Dengan demikian, dalam tasawuf, memahami Baqa bukan hanya tentang mengetahui sifat kekal Allah, tetapi tentang berusaha untuk "mencicipi" jejak keabadian itu dengan cara menafikan eksistensi diri yang fana di hadapan Eksistensi Mutlak Yang Maha Baqa. Ini adalah puncak dari realisasi tauhid dalam pengalaman spiritual seorang hamba.

Penutup: Meresapi Keagungan Al-Baqi

Sifat Baqa bukanlah sekadar satu dari dua puluh sifat wajib yang harus dihafal. Ia adalah sebuah jendela untuk memandang keagungan Allah SWT yang tak terbatas dan pada saat yang sama, sebuah cermin untuk merefleksikan hakikat diri kita yang sangat terbatas dan fana. Baqa adalah penegasan absolut tentang perbedaan mendasar antara Khaliq dan makhluk, antara Tuhan dan hamba.

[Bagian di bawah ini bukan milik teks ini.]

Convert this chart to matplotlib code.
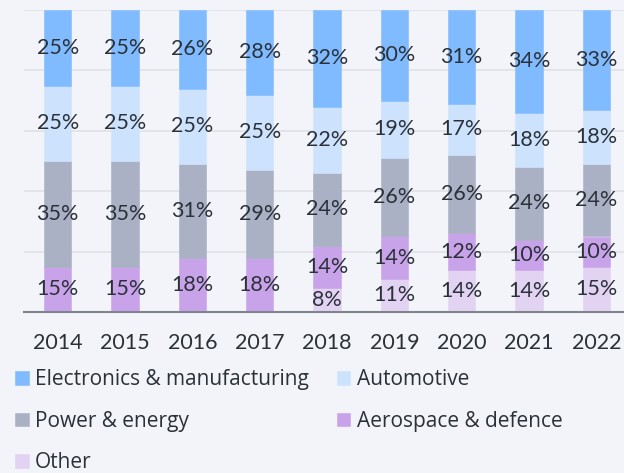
import matplotlib.pyplot as plt
import numpy as np

years = ["2014", "2015", "2016", "2017", "2018", "2019", "2020", "2021", "2022"]
other = [0, 0, 0, 0, 8, 11, 14, 14, 15]
aerospace = [15, 15, 18, 18, 14, 14, 12, 10, 10]
power = [35, 35, 31, 29, 24, 26, 26, 24, 24]
automotive = [25, 25, 25, 25, 22, 19, 17, 18, 18]
electronics = [25, 25, 26, 28, 32, 30, 31, 34, 33]

series = [
    ("Other", other, "#e3d3f3"),
    ("Aerospace & defence", aerospace, "#c9a3e9"),
    ("Power & energy", power, "#aab1c4"),
    ("Automotive", automotive, "#cde3fd"),
    ("Electronics & manufacturing", electronics, "#80bbff"),
]

bg = "#f3f4f9"
txt = "#2b3139"
fs = 15.5
plt.rcParams['font.family'] = ['Lato', 'DejaVu Sans']

fig = plt.figure(figsize=(6.24, 4.73), dpi=100, facecolor=bg)
ax = fig.add_axes([24 / 624, 161 / 473, 606 / 624, 302 / 473])
ax.set_facecolor(bg)

x = np.arange(len(years))
bottom = np.zeros(len(years))
handles = {}
for name, vals, color in series:
    vals = np.array(vals, dtype=float)
    bars = ax.bar(x, vals, bottom=bottom, width=0.41, color=color,
                  edgecolor=color, linewidth=0.4, zorder=2)
    handles[name] = bars
    for xi, b, v in zip(x, bottom, vals):
        if v > 0:
            ax.text(xi, b + v / 2, f"{int(v)}%", ha='center', va='center',
                    fontsize=fs, color=txt, zorder=3)
    bottom += vals

ax.set_xlim(-0.5, len(years) - 0.5)
ax.set_ylim(0, 100)
ax.set_yticks([0, 20, 40, 60, 80, 100])
ax.yaxis.grid(True, color="#e0e1e6", linewidth=1.2, zorder=0)
ax.tick_params(axis='y', left=False, labelleft=False)
ax.tick_params(axis='x', length=0, pad=15, labelsize=fs, labelcolor=txt)
ax.set_xticks(x)
ax.set_xticklabels(years)
for s in ["top", "right", "left"]:
    ax.spines[s].set_visible(False)
ax.spines["bottom"].set_color("#80858d")
ax.spines["bottom"].set_linewidth(1.5)
ax.spines["bottom"].set_zorder(4)

order = ["Electronics & manufacturing", "Power & energy", "Other",
         "Automotive", "Aerospace & defence"]
leg = fig.legend([handles[n] for n in order], order, ncol=2,
                 loc='upper left', bbox_to_anchor=(0.024, 0.219),
                 frameon=False, prop={'family': 'Open Sans', 'size': 15},
                 labelcolor=txt,
                 handlelength=0.65, handleheight=0.65, handletextpad=0.3,
                 labelspacing=0.98, columnspacing=1.35, borderaxespad=0,
                 borderpad=0)

fig.savefig("out.png", dpi=100, facecolor=bg)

Dengan merenungkan makna Baqa, kita diajak untuk meluruskan kembali kompas kehidupan kita. Kita diingatkan untuk tidak tertambat pada dermaga dunia yang lapuk, tetapi mengarahkan layar kapal kita menuju lautan keabadian di akhirat. Keyakinan pada Allah Al-Baqi, Yang Maha Kekal, adalah jangkar yang menjaga jiwa kita tetap stabil di tengah ombak kehidupan yang penuh ketidakpastian. Ia adalah sumber kekuatan saat kita lemah, sumber harapan saat kita putus asa, dan sumber ketenangan abadi bagi hati yang senantiasa berzikir dan bersandar hanya kepada-Nya, Zat yang wujud-Nya tidak akan pernah berkesudahan.